Is it safe to paste our company's code into ChatGPT or Claude?

Not into a personal or free consumer account. Free tiers can retain prompts and use them to train models, which is why companies like Samsung banned consumer ChatGPT after employees leaked internal code — and surveys find most employees paste company data in anyway. Use an enterprise plan with training and retention disabled, follow your employer's AI policy, and keep secrets, credentials, and customer data out of prompts entirely.

Can I trust AI-generated code enough to ship it without review?

No. Studies find security flaws in a large share of AI-written code, and roughly one in five packages that models suggest do not exist — a gap attackers exploit through slopsquatting. Developers agree — even those who rarely see hallucinations will not merge without checks. Treat AI output as a draft from a fast junior engineer — read it, test it, and own it.

Are there legal or licensing risks to using AI-generated code?

There can be. Models can reproduce code that carries a restrictive license, and the copyright status of AI output is still unsettled. For anything you will ship, follow your company's IP policy, avoid pasting in third-party or proprietary code, and treat AI suggestions as something to review for provenance rather than copy blindly.

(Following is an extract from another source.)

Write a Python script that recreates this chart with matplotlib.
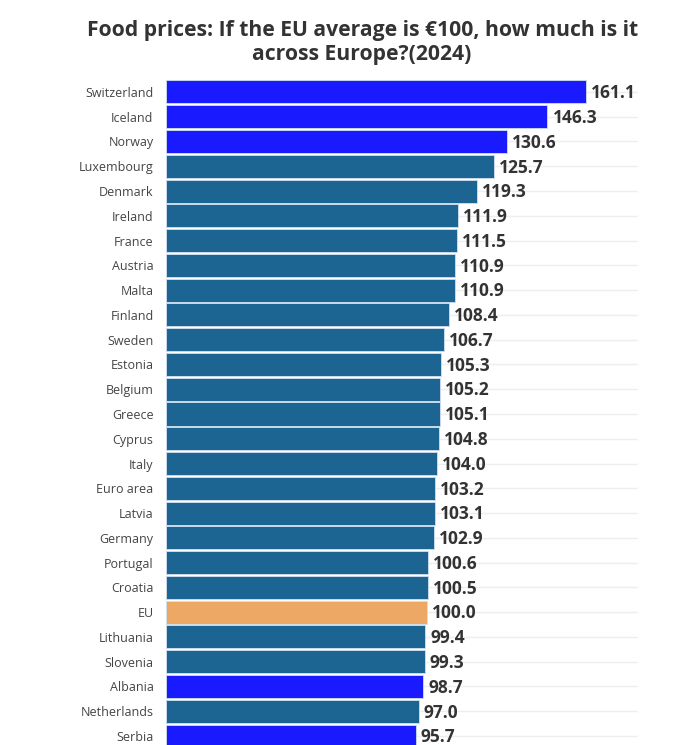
import matplotlib.pyplot as plt

plt.rcParams["font.family"] = ["Open Sans", "DejaVu Sans"]

countries = ["Switzerland", "Iceland", "Norway", "Luxembourg", "Denmark", "Ireland",
             "France", "Austria", "Malta", "Finland", "Sweden", "Estonia", "Belgium",
             "Greece", "Cyprus", "Italy", "Euro area", "Latvia", "Germany", "Portugal",
             "Croatia", "EU", "Lithuania", "Slovenia", "Albania", "Netherlands", "Serbia"]
values = [161.1, 146.3, 130.6, 125.7, 119.3, 111.9, 111.5, 110.9, 110.9, 108.4, 106.7,
          105.3, 105.2, 105.1, 104.8, 104.0, 103.2, 103.1, 102.9, 100.6, 100.5, 100.0,
          99.4, 99.3, 98.7, 97.0, 95.7]
non_eu = ["Switzerland", "Iceland", "Norway", "Albania", "Serbia"]

colors = []
for c in countries:
    if c == "EU":
        colors.append("#eea866")
    elif c in non_eu:
        colors.append("#1a1aff")
    else:
        colors.append("#1c6491")

fig = plt.figure(figsize=(6.99, 7.45), dpi=100)
ax = fig.add_axes([0.2375, -0.0046, 0.6752, 0.8978])

y = list(range(len(countries)))
ax.barh(y, values, height=0.93, color=colors, edgecolor="#cfe0f0", linewidth=0.6, zorder=2)
for yi, v in zip(y, values):
    ax.text(v + 1.9, yi + 0.05, f"{v:.1f}", va="center", ha="left", fontsize=12.5,
            fontweight="bold", color="#333333", zorder=3)

ax.set_xlim(0, 181)
ax.set_ylim(len(countries) - 0.5, -0.5)
ax.set_yticks(y)
ax.set_yticklabels(countries, fontsize=9, color="#444444")
ax.tick_params(axis="y", length=0, pad=9)
ax.set_xticks([])
ax.grid(axis="y", color="#eeeeee", linewidth=1, zorder=0)
for s in ax.spines.values():
    s.set_visible(False)

fig.text(0.518, 0.973, "Food prices: If the EU average is €100, how much is it\nacross Europe?(2024)",
         ha="center", va="top", fontsize=15.2, fontweight="bold", color="#333333",
         linespacing=1.2)

fig.savefig("out.png", dpi=100)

Will AI replace software developers?

The current evidence points to task-shift, not replacement. Adoption is near-universal (84 to 90% in the 2025 Stack Overflow and DORA surveys), but trust is low and the top complaint is output that is almost right but not quite. AI compresses boilerplate, tests, and first drafts; the judgment — design, review, debugging, deciding what to build — stays with the developer. DORA found that AI amplifies a team's existing strengths and weaknesses rather than substituting for them.